A verdade é que, apesar do nome, a era do neoliberalismo
estava longe de ser liberal. Impôs uma ortodoxia intelectual cujos guardiães
eram totalmente intolerantes à dissidência. Os economistas com perspetivas
heterodoxas eram tratados como hereges a ser evitados ou, na melhor das
hipóteses, desviados para algumas instituições isoladas. O neoliberalismo
continha poucas semelhanças com a “sociedade aberta” que Karl Popper defendia.
Tal como George Soros enfatizou, Popper reconheceu que a nossa sociedade é um
sistema complexo e em constante evolução, no qual quanto mais aprendemos, mais
o nosso conhecimento muda o comportamento do sistema.

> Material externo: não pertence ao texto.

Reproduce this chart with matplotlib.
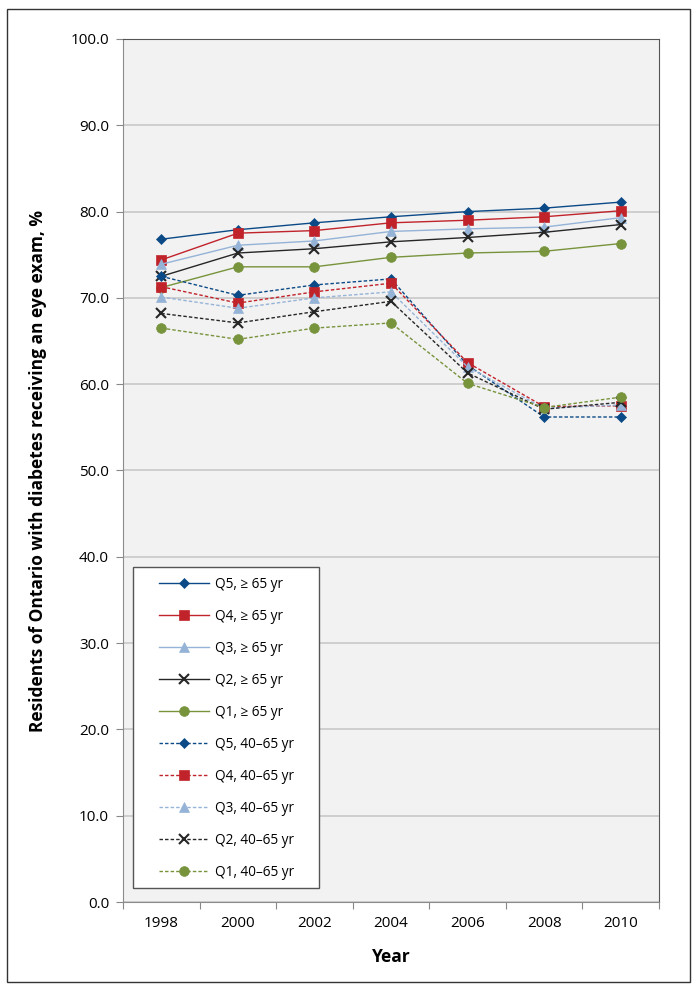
import matplotlib.pyplot as plt
from matplotlib.patches import Rectangle

plt.rcParams['font.family'] = ['Open Sans', 'DejaVu Sans']

years = ['1998', '2000', '2002', '2004', '2006', '2008', '2010']

# age >= 65, by income quintile
q5_old = [76.8, 77.9, 78.7, 79.4, 80.0, 80.4, 81.1]
q4_old = [74.4, 77.5, 77.8, 78.7, 79.0, 79.4, 80.1]
q3_old = [73.9, 76.1, 76.6, 77.7, 78.0, 78.2, 79.3]
q2_old = [72.5, 75.2, 75.7, 76.5, 77.0, 77.6, 78.5]
q1_old = [71.2, 73.6, 73.6, 74.7, 75.2, 75.4, 76.3]

# age 40-65
q5_mid = [72.5, 70.3, 71.5, 72.2, 62.2, 56.2, 56.2]
q4_mid = [71.3, 69.4, 70.7, 71.7, 62.5, 57.4, 57.5]
q3_mid = [70.1, 68.8, 70.0, 70.7, 62.0, 57.2, 57.6]
q2_mid = [68.2, 67.1, 68.4, 69.6, 61.3, 57.1, 57.9]
q1_mid = [66.5, 65.2, 66.5, 67.1, 60.1, 57.3, 58.5]

colors = ['#0b4a86', '#c1232b', '#95b3d7', '#262626', '#77933c']
markers = ['D', 's', '^', 'x', 'o']
msizes = [5.5, 7, 7, 6.5, 7]
names = ['Q5', 'Q4', 'Q3', 'Q2', 'Q1']

fig = plt.figure(figsize=(6.98, 9.9), dpi=100)
ax = fig.add_axes([123/698, 1 - 902/990, 536/698, 863/990])
ax.set_facecolor('#f2f2f2')

x = range(len(years))
for data, c, m, ms, n in zip([q5_old, q4_old, q3_old, q2_old, q1_old], colors, markers, msizes, names):
    ax.plot(x, data, color=c, lw=1.0, marker=m, ms=ms, mew=1.5 if m == 'x' else 0.5,
            label=n + ', \u2265 65 yr', zorder=3)
for data, c, m, ms, n in zip([q5_mid, q4_mid, q3_mid, q2_mid, q1_mid], colors, markers, msizes, names):
    ax.plot(x, data, color=c, lw=1.0, ls=(0, (2.5, 1.5)), marker=m, ms=ms,
            mew=1.5 if m == 'x' else 0.5, label=n + ', 40\u201365 yr', zorder=3)

ax.set_ylim(0, 100)
ax.set_xlim(-0.5, 6.5)
ax.set_yticks(range(0, 101, 10))
ax.set_yticklabels(['%.1f' % v for v in range(0, 101, 10)], fontsize=11)
ax.set_xticks([i + 0.5 for i in range(-1, 7)])
ax.set_xticklabels([])
ax.set_xticks(list(x), minor=True)
ax.set_xticklabels(years, minor=True, fontsize=11)
ax.tick_params(axis='x', which='minor', length=0, pad=10)
ax.tick_params(axis='x', which='major', length=5, color='#888888')
ax.tick_params(axis='y', length=5, color='#888888', pad=5)
ax.yaxis.grid(True, color='#c8c8c8', lw=1.2)
ax.set_axisbelow(True)
for s in ['left', 'bottom']:
    ax.spines[s].set_color('#8c8c8c')
for s in ['top', 'right']:
    ax.spines[s].set_color('#555555')

ax.set_ylabel('Residents of Ontario with diabetes receiving an eye exam, %',
              fontsize=12.5, fontweight='bold', labelpad=17)
ax.set_xlabel('Year', fontsize=12.5, fontweight='bold', labelpad=12)

# legend box
ax.add_patch(Rectangle(((133 - 123)/536, (902 - 888)/863), (319 - 133)/536, (888 - 567)/863,
                       transform=ax.transAxes, facecolor='white', edgecolor='#555555',
                       lw=1.0, zorder=4))
leg = ax.legend(loc='upper left', bbox_to_anchor=((159 - 123)/536, (902 - 577)/863),
                frameon=False, fontsize=9.8, handlelength=3.7, handletextpad=0.45,
                labelspacing=1.25, borderpad=0, borderaxespad=0)
leg.set_zorder(5)

# outer frame
fig.patches.append(Rectangle((7/698, 1 - 982/990), 683/698, 973/990,
                             transform=fig.transFigure, fill=False,
                             edgecolor='#333333', lw=1.0))

fig.savefig('out.png', dpi=100)
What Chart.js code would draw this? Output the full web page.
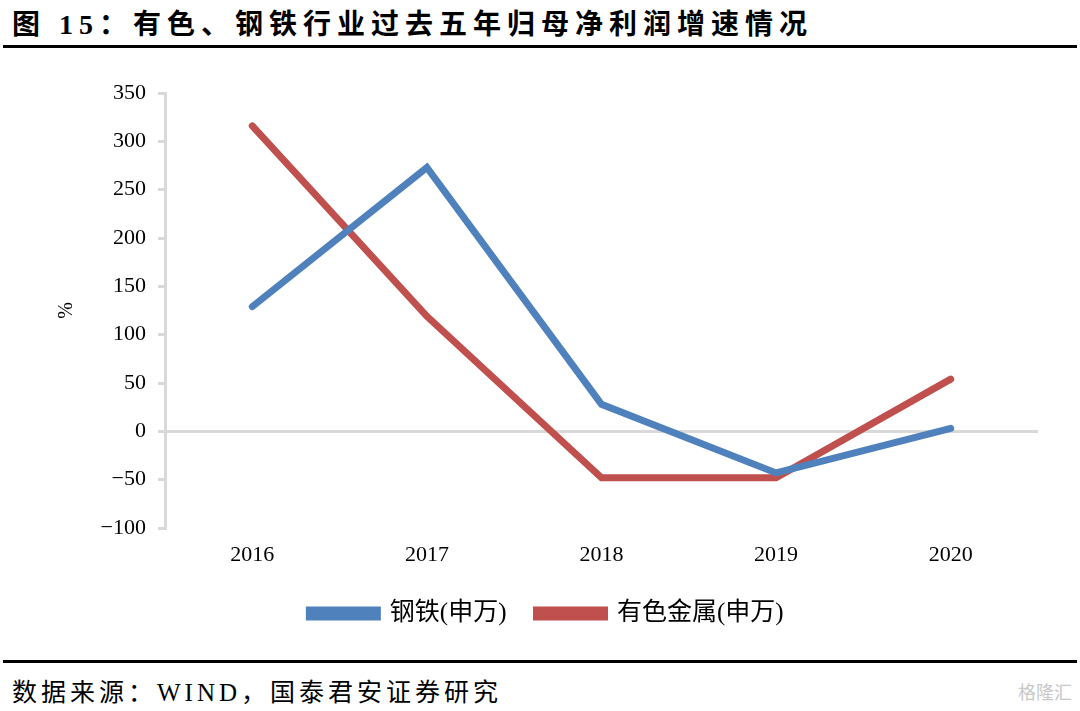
<!DOCTYPE html>
<html>
<head>
<meta charset="utf-8">
<script src="https://cdn.jsdelivr.net/npm/chart.js@4"></script>
<style>
  body { margin: 0; background: #fff; width: 1080px; height: 711px; position: relative; overflow: hidden; }
  .title { position: absolute; left: 12px; top: 2px; font: bold 28px "Liberation Serif", "Noto Sans CJK SC"; letter-spacing: 6px; color: #000; }
  .rule { position: absolute; left: 3px; width: 1074px; height: 3px; background: #000; }
  .source { position: absolute; left: 12px; top: 672px; font: 25px "Liberation Serif", "Noto Sans CJK SC"; letter-spacing: 4px; color: #000; }
  .mark { position: absolute; right: 8px; top: 678px; font: 18px "Noto Sans CJK SC"; color: #c8c8c8; }
  #wrap { position: absolute; left: 0; top: 60px; width: 1080px; height: 580px; }
</style>
</head>
<body>
<div class="title">图 15：有色、钢铁行业过去五年归母净利润增速情况</div>
<div class="rule" style="top:45px"></div>
<div id="wrap"><canvas id="line-chart"></canvas></div>
<div class="rule" style="top:660px"></div>
<div class="source">数据来源：WIND，国泰君安证券研究</div>
<div class="mark">格隆汇</div>

<script>
const years = ['2016', '2017', '2018', '2019', '2020'];
const steel = [129, 273, 28, -43, 3];
const nonferrous = [316, 119, -48, -48, 54];
const yTicks = [-100, -50, 0, 50, 100, 150, 200, 250, 300, 350];

const ctxLine = document.getElementById('line-chart');
const serif = '"Liberation Serif", "Noto Sans CJK SC"';

new Chart(ctxLine, {
  type: 'line',
  data: {
    labels: years,
    datasets: [{
      label: '钢铁(申万)',
      borderColor: '#4f81bd',
      backgroundColor: '#4f81bd',
      data: steel,
      borderWidth: 7,
      pointRadius: 0,
      tension: 0,
      borderCapStyle: 'round'
    },
    {
      label: '有色金属(申万)',
      borderColor: '#c0504d',
      backgroundColor: '#c0504d',
      data: nonferrous,
      borderWidth: 7,
      pointRadius: 0,
      tension: 0,
      borderCapStyle: 'round'
    }]
  },
  options: {
    responsive: true,
    maintainAspectRatio: false,
    animation: false,
    layout: { padding: { left: 55, right: 42, top: 33, bottom: 4 } },
    plugins: {
      tooltip: { enabled: false },
      legend: {
        position: 'bottom',
        labels: {
          boxWidth: 68,
          boxHeight: 7,
          padding: 30,
          color: '#000',
          font: { family: serif, size: 25 }
        }
      }
    },
    scales: {
      x: {
        offset: true,
        grid: { display: false, offset: true },
        border: { display: false },
        ticks: { padding: 6, color: '#000', font: { family: serif, size: 22 } },
        afterFit: (s) => { s.height = 43; }
      },
      y: {
        min: -100,
        max: 350,
        afterBuildTicks: (s) => { s.ticks = yTicks.map(v => ({ value: v })); },
        afterFit: (s) => { s.width = 110; },
        title: { display: true, text: '%', color: '#000', padding: 0, font: { family: serif, size: 20 } },
        border: { color: '#d9d9d9', width: 3 },
        grid: {
          color: (c) => (c.tick && c.tick.value === 0) ? '#d9d9d9' : 'rgba(0,0,0,0)',
          lineWidth: 3,
          tickColor: '#d9d9d9',
          tickLength: 7,
          drawTicks: true
        },
        ticks: {
          padding: 12,
          color: '#000',
          font: { family: serif, size: 22 },
          callback: (v) => String(v).replace('-', '−')
        }
      }
    }
  }
});
</script>
</body>
</html>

Em nenhum lugar essa intolerância foi maior do que na macroeconomia,
onde os modelos predominantes descartaram a possibilidade de uma crise como a
que vivemos em 2008. Quando o impossível aconteceu, foi tratado como se fosse
uma inundação em 500 anos – um fenômeno insólito que nenhum modelo poderia ter
previsto. Ainda hoje, os defensores dessas teorias recusam-se a aceitar que a
sua crença nos mercados autorregulados e a sua rejeição de externalidades como
inexistentes ou sem importância levaram à desregulamentação que foi essencial
para alimentar a crise. A teoria continua a sobreviver, com tentativas
ptolomaicas de ajustá-las aos factos, o que atesta a realidade de que as más
ideias, uma vez estabelecidas, geralmente têm uma morte lenta.
Se a crise financeira de 2008 não conseguiu fazer-nos
perceber que os mercados sem restrições não funcionam, a crise climática
certamente deveria conseguir: o neoliberalismo acabará literalmente com a nossa
civilização. Mas também está claro que os demagogos que querem que viremos as
costas à ciência e à tolerância só pioram as coisas.
O único caminho a seguir, o único caminho para salvar o
nosso planeta e a nossa civilização, é um renascimento da história. Temos de
revitalizar o Século das Luzes e reafirmar o nosso compromisso de honrar os
seus valores de liberdade, respeito pelo conhecimento e democracia.